The political upheavals in North Africa in the first half of 2011, including the destructive civil war in Libya, have disrupted efforts to develop fund investment in the region, but over the long term industry members believe that Malta’s longstanding links with its Mediterranean neighbours can help it carve out a specialist niche as a centre both for investment in the region and for the establishment of funds by promoters based throughout the Middle East.
“We have seen more interest from the Middle East, particularly in Ucits but also in the alternatives space, since the financial crisis,” says Fenech & Fenech partner Dr Joseph Ghio. “Malta has historic cultural links with North Africa and the Middle East, and some people there now see our country as an oasis of stability. What is happening in Libya has shone a light on Malta’s strategic position, not only geographically but as a gateway to Europe for fund promoters from the Middle East wanting to establish a presence in the EU.
“They know there is a huge market in Europe and that Ucits is the most recognised investment brand worldwide. More than 40 per cent of Ucits sales are now outside the EU, and Asian countries are trying to emulate the Ucits model. But Ucits funds are not the only route because they will never be able to accommodate all investment strategies. Some managers want flexibility for hedge funds strategies that Ucits cannot provide.”
According to Apex Fund Services managing director Anthony O’Driscoll, relationships with the Middle East and North Africa may not yet be resulting in a great deal of concrete business, but it is likely to grow in the long term. “Efforts are underway to build a Shariah-compliant fund structure here, something we should benefit from over time,” he says.
Dermot Butler of administrator Custom House believes that instability and conflict in the Middle East, which has already damaged Beirut’s position as an Arab financial capital and could affect Bahrain’s role in the Gulf, could play in Malta’s favour. “A lot of investors today wouldn’t consider investing in the Middle East and North Africa because of these upheavals, which could well continue for a decade or even a generation.
“Take Lebanon – it may now be at peace and more people are investing there, but they are doing so through external vehicles. Very few people are brave enough to invest directly into Lebanon. I can see people investing through vehicles set up in Malta for North Africa, and maybe for other parts of the Middle East. There could be competition from other centres such as Singapore, but Malta has thrived on competition for years.”
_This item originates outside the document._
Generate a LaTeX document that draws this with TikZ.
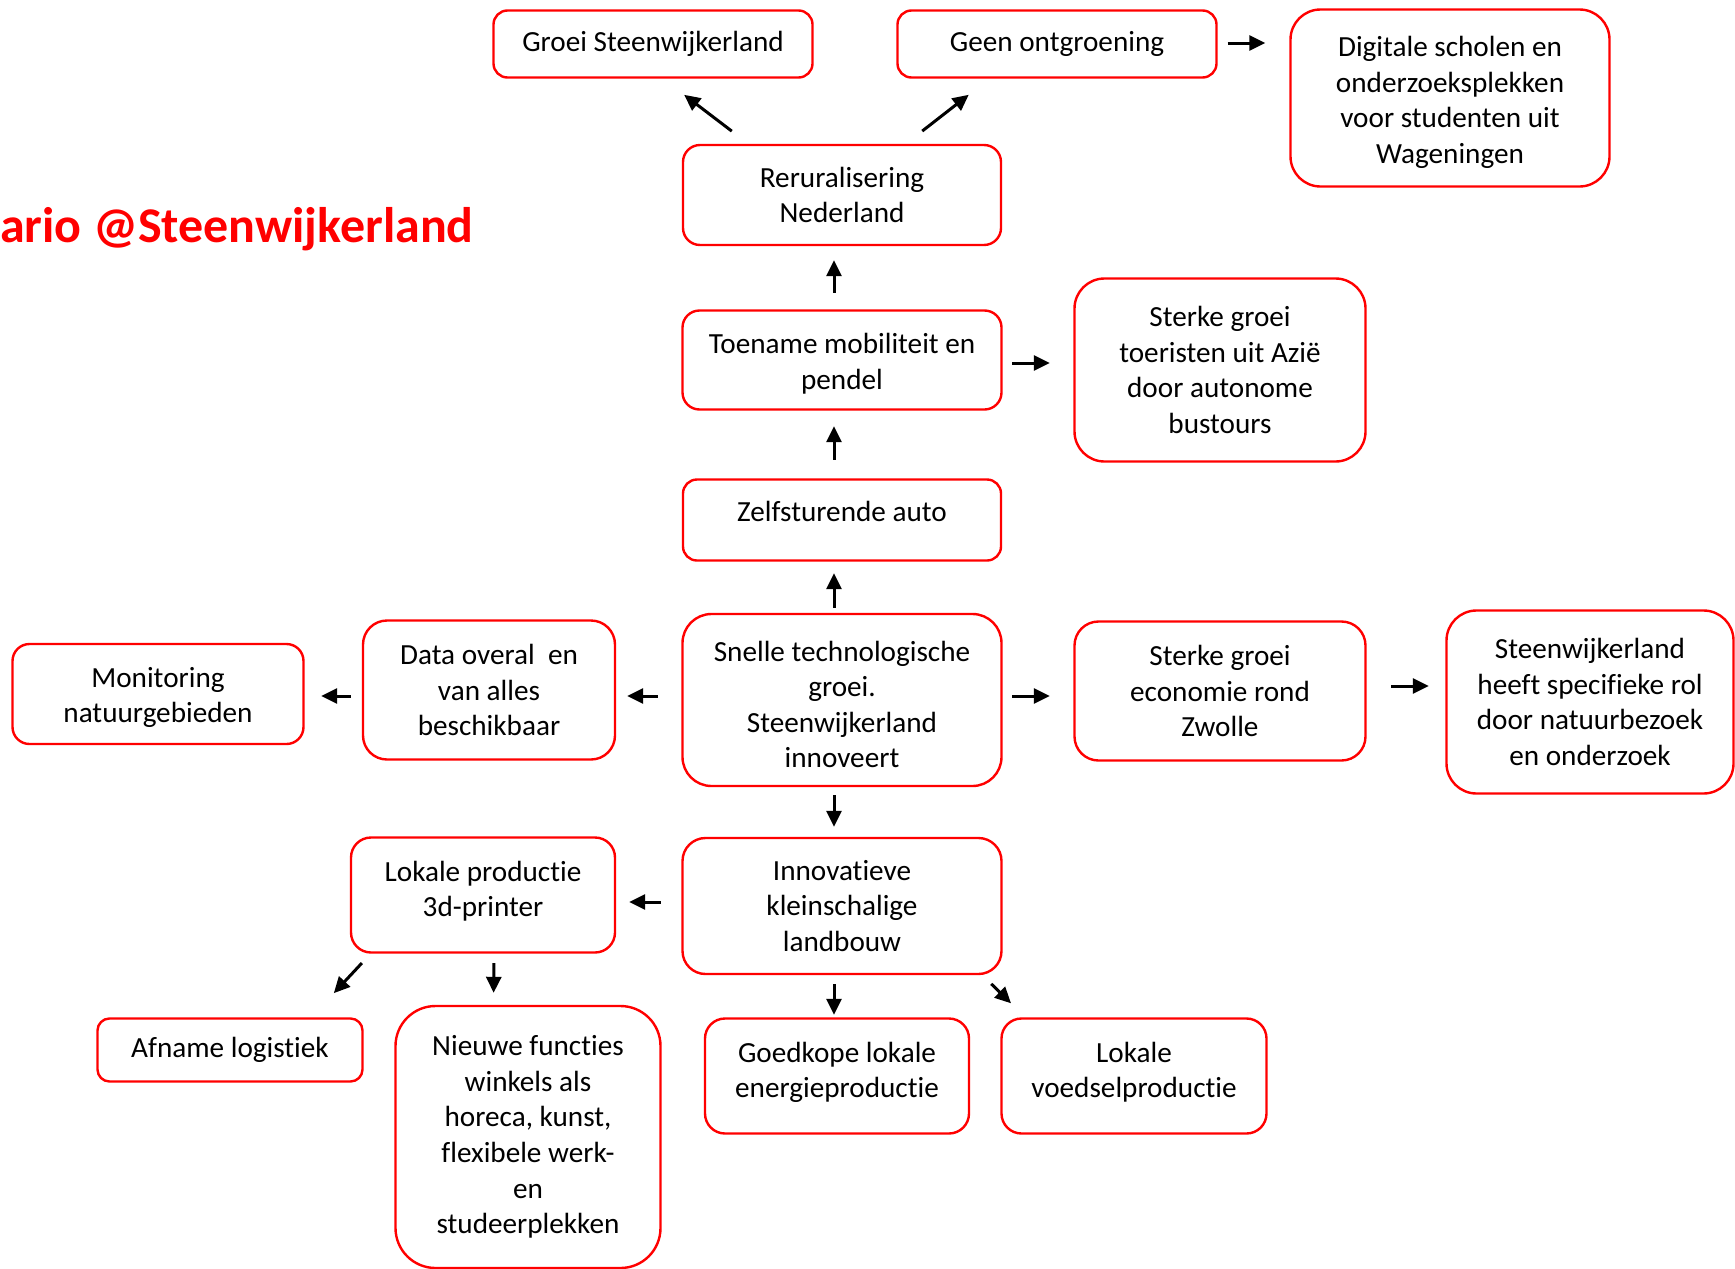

The South African background of the IDS Group has already brought its Maltese operation business from managers investing in other regions of the continent, according to Andrew Frankish. “We are getting quite a few African-focused funds, although some launches have been postponed because of the uncertainty in North Africa,” he says. “We had one fund licensed in January that was ready to invest in Egypt when the Cairo Stock Exchange closed down.”